Dans Tony, mon précédent spectacle, je citais le pont de Saint-Nazaire, la bijouterie Cheval… tout ce qui permettait au public de saisir au mieux l’environnement qui avait constitué l’existence des protagonistes, sans avoir à fournir d’explications supplémentaires sur leur origine sociale, la raison de leur candeur, de leur déboires... Cela me semble important d’être précis. Dans le théâtre français, tous les bars pourris s’appellent Le Palace. Bien sûr, tout le monde comprend mais c’est faux. Près de chez mes parents, il y a un café qui s’appelle Le Prout, c’est quand même plus clair, non ? Plus simplement, Des gars de l’ouest annonce vraisemblablement quelque chose qui se situe ailleurs qu’à Paris ou dans le centre bourgeois d’une grande métropole, mais ce n’est pas non plus “Rendez-vous en terre inconnue” ! Raymond Carver ne comprenait pas que des gens, de passage par Valenciennes par exemple, atterrés, se demandent comment il était possible d’y vivre. J’imagine que Des gars de l’ouest, à sa manière, est aussi une réponse inconsciente à ce sempiternel mépris.

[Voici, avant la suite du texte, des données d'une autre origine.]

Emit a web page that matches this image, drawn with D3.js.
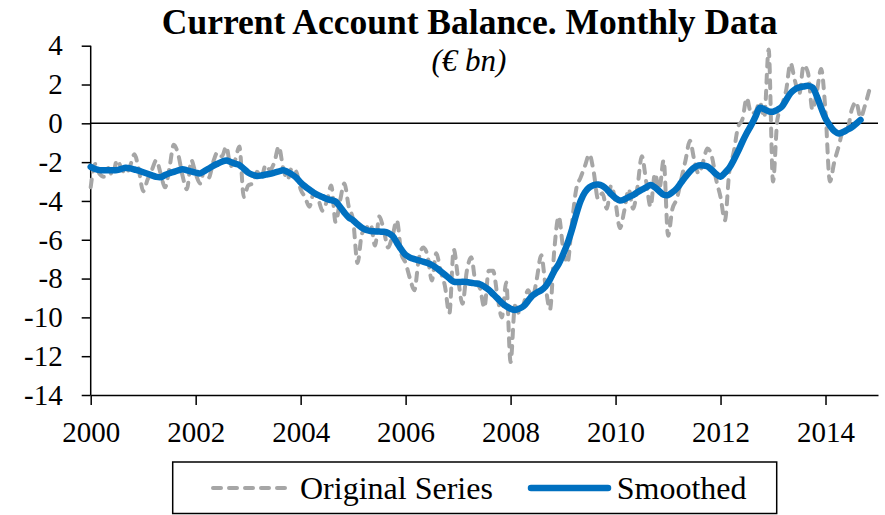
<!DOCTYPE html>
<html><head><meta charset="utf-8">
<script src="https://cdn.jsdelivr.net/npm/d3@7/dist/d3.min.js"></script>
<style>body{margin:0;background:#fff}svg{display:block}text{font-family:"Liberation Serif","Times New Roman",serif;fill:#000}</style>
</head><body><svg id="c" width="885" height="515"></svg>
<script>
const title = "Current Account Balance. Monthly Data";
const subtitle = "(€ bn)";
const seriesNames = ["Original Series", "Smoothed"];
const startYear = 2000;
const xTicks = [2000, 2002, 2004, 2006, 2008, 2010, 2012, 2014];
const yTicks = [4, 2, 0, -2, -4, -6, -8, -10, -12, -14];
// monthly values, Jan 2000 onward
const original = [
-3.3,-2.1,-2.6,-2.75,-2.3,-2.7,-1.9,-2.3,-2.6,-2.2,-1.6,-2.4,
-3.5,-2.9,-2.4,-1.9,-2.6,-3.3,-2.3,-1.1,-1.6,-2.7,-3.4,-1.9,
-2.6,-3.1,-2.4,-2.8,-2.0,-1.5,-1.7,-1.2,-2.2,-1.9,-1.2,-3.8,
-3.2,-3.1,-2.5,-2.8,-2.15,-2.4,-2.0,-1.2,-2.3,-2.9,-2.3,-2.5,
-3.4,-3.8,-4.3,-3.6,-3.9,-4.5,-4.0,-3.2,-5.1,-4.0,-3.1,-4.3,
-5.0,-7.2,-5.7,-5.4,-5.2,-6.3,-4.8,-5.5,-6.4,-5.8,-5.0,-6.7,
-7.2,-8.0,-8.6,-7.0,-6.4,-6.8,-8.1,-6.7,-7.6,-8.4,-9.8,-6.5,
-8.0,-9.3,-7.6,-6.9,-8.2,-8.5,-9.5,-7.6,-7.6,-8.9,-10.0,-8.2,
-12.3,-9.4,-9.8,-9.3,-8.6,-9.0,-8.0,-6.8,-8.4,-9.6,-6.5,-4.8,
-6.4,-7.2,-5.2,-3.4,-2.8,-2.2,-1.6,-2.5,-3.9,-3.6,-4.4,-3.2,
-4.1,-5.4,-4.5,-3.4,-4.4,-3.3,-1.7,-3.0,-4.3,-2.6,-3.4,-1.9,
-5.8,-4.4,-3.9,-2.9,-1.9,-0.9,-1.9,-2.6,-2.0,-1.3,-1.7,-2.9,
-3.8,-5.0,-2.5,-1.5,-0.2,0.2,1.3,0.5,0.6,1.1,0.3,3.8,
-3.0,0.2,0.9,1.7,3.1,2.2,1.5,3.0,2.6,0.7,1.6,2.8,
0.6,-3.0,-2.0,-1.2,-0.4,-0.3,0.7,1.1,0.3,0.9,1.7
];
const smoothed = [
-2.24,-2.35,-2.41,-2.42,-2.42,-2.42,-2.41,-2.35,-2.29,-2.32,-2.38,-2.44,
-2.52,-2.60,-2.68,-2.76,-2.78,-2.66,-2.57,-2.50,-2.42,-2.37,-2.42,-2.48,
-2.54,-2.58,-2.46,-2.33,-2.19,-2.08,-1.98,-1.91,-1.99,-2.08,-2.15,-2.34,
-2.54,-2.65,-2.71,-2.69,-2.64,-2.60,-2.54,-2.48,-2.42,-2.50,-2.63,-2.80,
-3.05,-3.25,-3.42,-3.58,-3.70,-3.80,-3.90,-3.96,-4.03,-4.30,-4.60,-4.85,
-5.00,-5.20,-5.38,-5.50,-5.55,-5.57,-5.58,-5.59,-5.65,-5.80,-6.15,-6.50,
-6.78,-6.92,-7.00,-7.06,-7.13,-7.20,-7.30,-7.45,-7.62,-7.80,-8.00,-8.16,
-8.18,-8.17,-8.18,-8.22,-8.25,-8.29,-8.42,-8.58,-8.80,-9.02,-9.25,-9.43,
-9.55,-9.62,-9.55,-9.42,-9.15,-8.88,-8.72,-8.60,-8.40,-8.05,-7.60,-7.25,
-6.75,-6.20,-5.50,-4.70,-4.00,-3.55,-3.30,-3.18,-3.15,-3.22,-3.40,-3.65,
-3.85,-3.98,-3.92,-3.80,-3.70,-3.55,-3.42,-3.30,-3.18,-3.30,-3.50,-3.68,
-3.70,-3.55,-3.35,-3.05,-2.75,-2.48,-2.28,-2.17,-2.17,-2.22,-2.40,-2.62,
-2.75,-2.55,-2.30,-1.90,-1.45,-0.95,-0.50,-0.10,0.35,0.80,0.72,0.62,
0.60,0.70,0.85,1.20,1.55,1.75,1.85,1.90,1.93,1.85,1.40,0.80,
0.25,-0.12,-0.40,-0.52,-0.45,-0.33,-0.20,-0.02,0.18
];

const svg = d3.select("#c");
const x = d3.scaleLinear().domain([2000, 2015]).range([90.7, 878]);
const y = d3.scaleLinear().domain([-14, 4]).range([395, 45.7]);
const t = i => startYear + i / 12;

// title
svg.append("text").attr("x", 469.6).attr("y", 34).attr("text-anchor", "middle")
  .style("font-size", "35.5px").style("font-weight", "bold").text(title);
svg.append("text").attr("x", 469).attr("y", 71).attr("text-anchor", "middle")
  .style("font-size", "31px").style("font-style", "italic").text(subtitle);

// zero line
svg.append("line").attr("x1", x(2000)).attr("x2", x(2015)).attr("y1", y(0)).attr("y2", y(0))
  .attr("stroke", "#000").attr("stroke-width", 1.5);

// axes
const fmt = d => String(d);
const yAxis = svg.append("g").attr("transform", `translate(${x(2000)},0)`)
  .call(d3.axisLeft(y).tickValues(yTicks).tickSize(9).tickSizeOuter(0).tickPadding(19).tickFormat(fmt));
const xAxis = svg.append("g").attr("transform", `translate(0,${y(-14)})`)
  .call(d3.axisBottom(x).tickValues(xTicks).tickSize(10).tickSizeOuter(0).tickPadding(16).tickFormat(fmt));
[yAxis, xAxis].forEach(a => {
  a.select(".domain").attr("stroke", "#000").attr("stroke-width", 1.5);
  a.selectAll(".tick line").attr("stroke", "#000").attr("stroke-width", 1.5);
  a.selectAll("text").style("font-family", "'Liberation Serif',serif").style("font-size", "29px").attr("fill", "#000");
});
yAxis.select(".domain").attr("d", `M0,${y(4)}V${y(-14)}`);

// series
const line = d3.line().x((d, i) => x(t(i))).y(d => y(d)).curve(d3.curveMonotoneX);
svg.append("path").datum(original).attr("d", line).attr("fill", "none")
  .attr("stroke", "#A6A6A6").attr("stroke-width", 4).attr("stroke-dasharray", "8,8")
  .attr("stroke-linecap", "round");
const sline = d3.line().x((d, i) => x(t(i))).y(d => y(d)).curve(d3.curveCatmullRom);
svg.append("path").datum(smoothed).attr("d", sline).attr("fill", "none")
  .attr("stroke", "#0070C0").attr("stroke-width", 6.5).attr("stroke-linecap", "round")
  .attr("stroke-linejoin", "round");

// legend
const lg = svg.append("g");
lg.append("rect").attr("x", 172.7).attr("y", 462).attr("width", 604).attr("height", 51.5)
  .attr("fill", "none").attr("stroke", "#000").attr("stroke-width", 1.5);
lg.append("line").attr("x1", 213).attr("x2", 290).attr("y1", 488).attr("y2", 488)
  .attr("stroke", "#A6A6A6").attr("stroke-width", 4).attr("stroke-dasharray", "8,8").attr("stroke-linecap", "round");
lg.append("text").attr("x", 300).attr("y", 499).style("font-size", "32px").text(seriesNames[0]);
lg.append("line").attr("x1", 531).attr("x2", 608).attr("y1", 488).attr("y2", 488)
  .attr("stroke", "#0070C0").attr("stroke-width", 6.5).attr("stroke-linecap", "round");
lg.append("text").attr("x", 616.7).attr("y", 499).style("font-size", "32px").text(seriesNames[1]);
</script></body></html>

La première date d'un spectacle, ça te met dans quel état ?
C’est la deuxième représentation qui me fait flipper, pas la première. La première, c’est tellement insensé qu’il faut essayer de s’en foutre, ne pas gâcher le travail que tu as fait pendant des semaines et qui a bien des chances de ne pas s’écrouler totalement. Le public des premières n’est pas tout à fait un public normal : beaucoup d’invités, d’artistes, de professionnels… cela met forcément une pression supplémentaire de laquelle, je dois avouer ne m’être jamais complètement affranchi. Le soir d’une première, il faut uniquement penser au public qui a lu cette interview, décidé de se rendre au théâtre, pris sa douche et payé sa place.